Begin

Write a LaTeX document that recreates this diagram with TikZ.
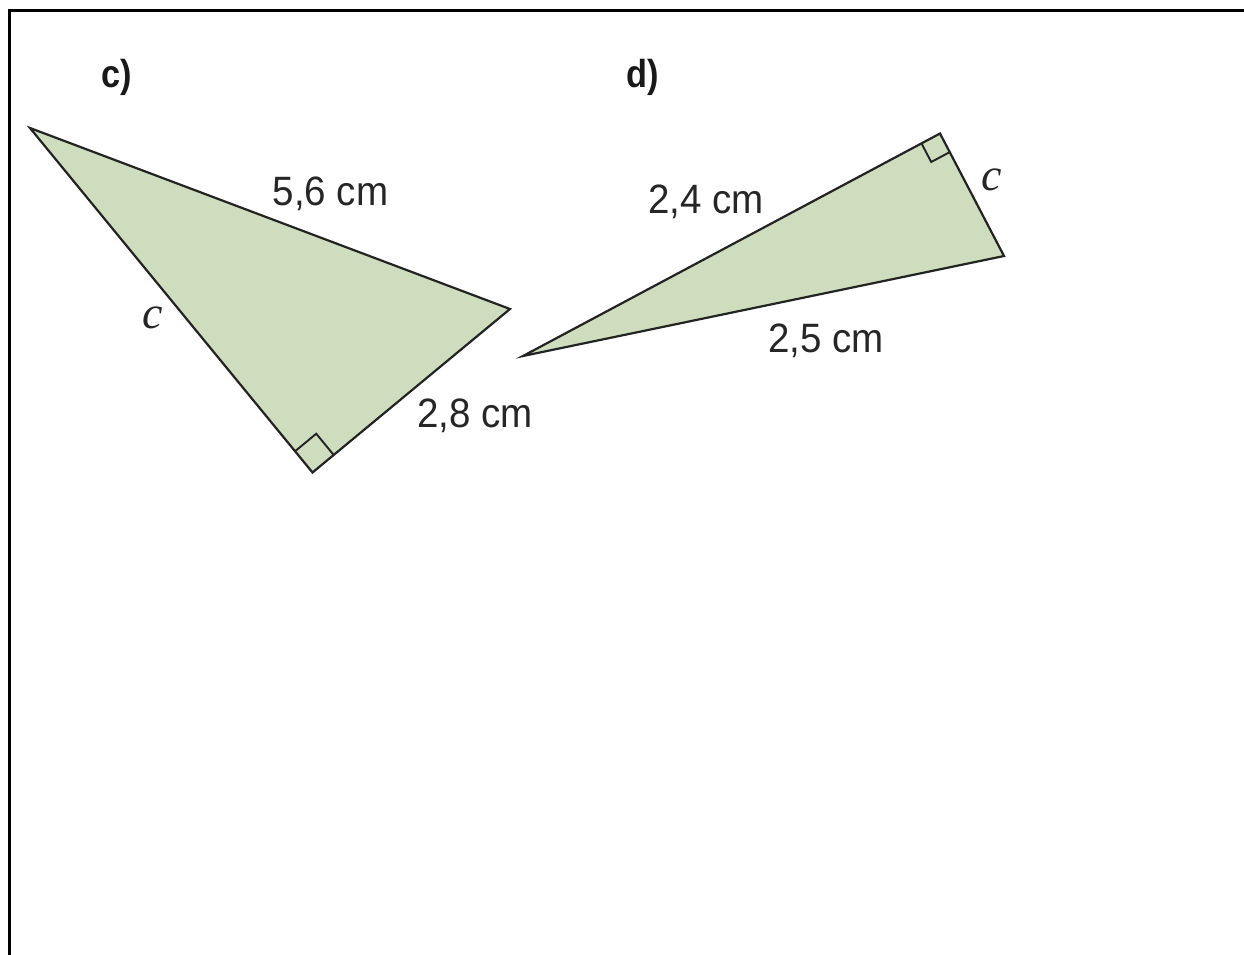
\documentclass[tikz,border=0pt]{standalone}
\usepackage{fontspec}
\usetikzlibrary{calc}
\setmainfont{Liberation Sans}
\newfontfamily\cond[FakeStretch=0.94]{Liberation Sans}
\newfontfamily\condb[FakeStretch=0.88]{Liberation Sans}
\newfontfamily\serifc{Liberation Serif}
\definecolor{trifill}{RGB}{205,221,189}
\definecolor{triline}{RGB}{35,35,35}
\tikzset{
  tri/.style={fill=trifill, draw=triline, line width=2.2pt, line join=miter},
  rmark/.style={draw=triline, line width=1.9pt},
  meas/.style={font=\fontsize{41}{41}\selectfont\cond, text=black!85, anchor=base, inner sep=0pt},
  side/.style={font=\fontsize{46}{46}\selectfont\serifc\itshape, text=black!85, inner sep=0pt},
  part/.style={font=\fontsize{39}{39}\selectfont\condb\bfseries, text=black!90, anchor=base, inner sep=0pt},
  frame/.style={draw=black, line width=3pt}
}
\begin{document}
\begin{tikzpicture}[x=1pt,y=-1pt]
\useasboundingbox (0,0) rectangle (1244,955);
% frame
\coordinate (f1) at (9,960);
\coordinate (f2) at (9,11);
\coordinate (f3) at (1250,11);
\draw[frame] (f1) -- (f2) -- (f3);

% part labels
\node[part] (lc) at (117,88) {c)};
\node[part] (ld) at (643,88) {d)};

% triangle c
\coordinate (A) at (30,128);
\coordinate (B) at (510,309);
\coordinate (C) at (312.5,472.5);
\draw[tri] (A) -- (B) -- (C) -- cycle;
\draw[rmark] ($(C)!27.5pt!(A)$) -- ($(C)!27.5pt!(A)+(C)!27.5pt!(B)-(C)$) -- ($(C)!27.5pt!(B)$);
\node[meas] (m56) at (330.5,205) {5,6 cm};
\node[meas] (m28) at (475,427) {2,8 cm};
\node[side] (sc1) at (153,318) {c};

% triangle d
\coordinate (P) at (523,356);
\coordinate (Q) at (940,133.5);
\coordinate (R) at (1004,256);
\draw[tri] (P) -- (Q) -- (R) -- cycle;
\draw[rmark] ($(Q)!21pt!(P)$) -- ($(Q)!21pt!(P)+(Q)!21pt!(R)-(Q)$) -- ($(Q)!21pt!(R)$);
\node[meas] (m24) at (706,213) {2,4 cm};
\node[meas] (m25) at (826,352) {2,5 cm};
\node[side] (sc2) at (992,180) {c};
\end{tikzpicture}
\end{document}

End

> [Objective]:
Restate the data above word for word. Do not include the images.

> [Result of this task]:
Write a LaTeX document that recreates this diagram with TikZ.
\documentclass[tikz,border=0pt]{standalone}
\usepackage{fontspec}
\usetikzlibrary{calc}
\setmainfont{Liberation Sans}
\newfontfamily\cond[FakeStretch=0.94]{Liberation Sans}
\newfontfamily\condb[FakeStretch=0.88]{Liberation Sans}
\newfontfamily\serifc{Liberation Serif}
\definecolor{trifill}{RGB}{205,221,189}
\definecolor{triline}{RGB}{35,35,35}
\tikzset{
  tri/.style={fill=trifill, draw=triline, line width=2.2pt, line join=miter},
  rmark/.style={draw=triline, line width=1.9pt},
  meas/.style={font=\fontsize{41}{41}\selectfont\cond, text=black!85, anchor=base, inner sep=0pt},
  side/.style={font=\fontsize{46}{46}\selectfont\serifc\itshape, text=black!85, inner sep=0pt},
  part/.style={font=\fontsize{39}{39}\selectfont\condb\bfseries, text=black!90, anchor=base, inner sep=0pt},
  frame/.style={draw=black, line width=3pt}
}
\begin{document}
\begin{tikzpicture}[x=1pt,y=-1pt]
\useasboundingbox (0,0) rectangle (1244,955);
% frame
\coordinate (f1) at (9,960);
\coordinate (f2) at (9,11);
\coordinate (f3) at (1250,11);
\draw[frame] (f1) -- (f2) -- (f3);

% part labels
\node[part] (lc) at (117,88) {c)};
\node[part] (ld) at (643,88) {d)};

% triangle c
\coordinate (A) at (30,128);
\coordinate (B) at (510,309);
\coordinate (C) at (312.5,472.5);
\draw[tri] (A) -- (B) -- (C) -- cycle;
\draw[rmark] ($(C)!27.5pt!(A)$) -- ($(C)!27.5pt!(A)+(C)!27.5pt!(B)-(C)$) -- ($(C)!27.5pt!(B)$);
\node[meas] (m56) at (330.5,205) {5,6 cm};
\node[meas] (m28) at (475,427) {2,8 cm};
\node[side] (sc1) at (153,318) {c};

% triangle d
\coordinate (P) at (523,356);
\coordinate (Q) at (940,133.5);
\coordinate (R) at (1004,256);
\draw[tri] (P) -- (Q) -- (R) -- cycle;
\draw[rmark] ($(Q)!21pt!(P)$) -- ($(Q)!21pt!(P)+(Q)!21pt!(R)-(Q)$) -- ($(Q)!21pt!(R)$);
\node[meas] (m24) at (706,213) {2,4 cm};
\node[meas] (m25) at (826,352) {2,5 cm};
\node[side] (sc2) at (992,180) {c};
\end{tikzpicture}
\end{document}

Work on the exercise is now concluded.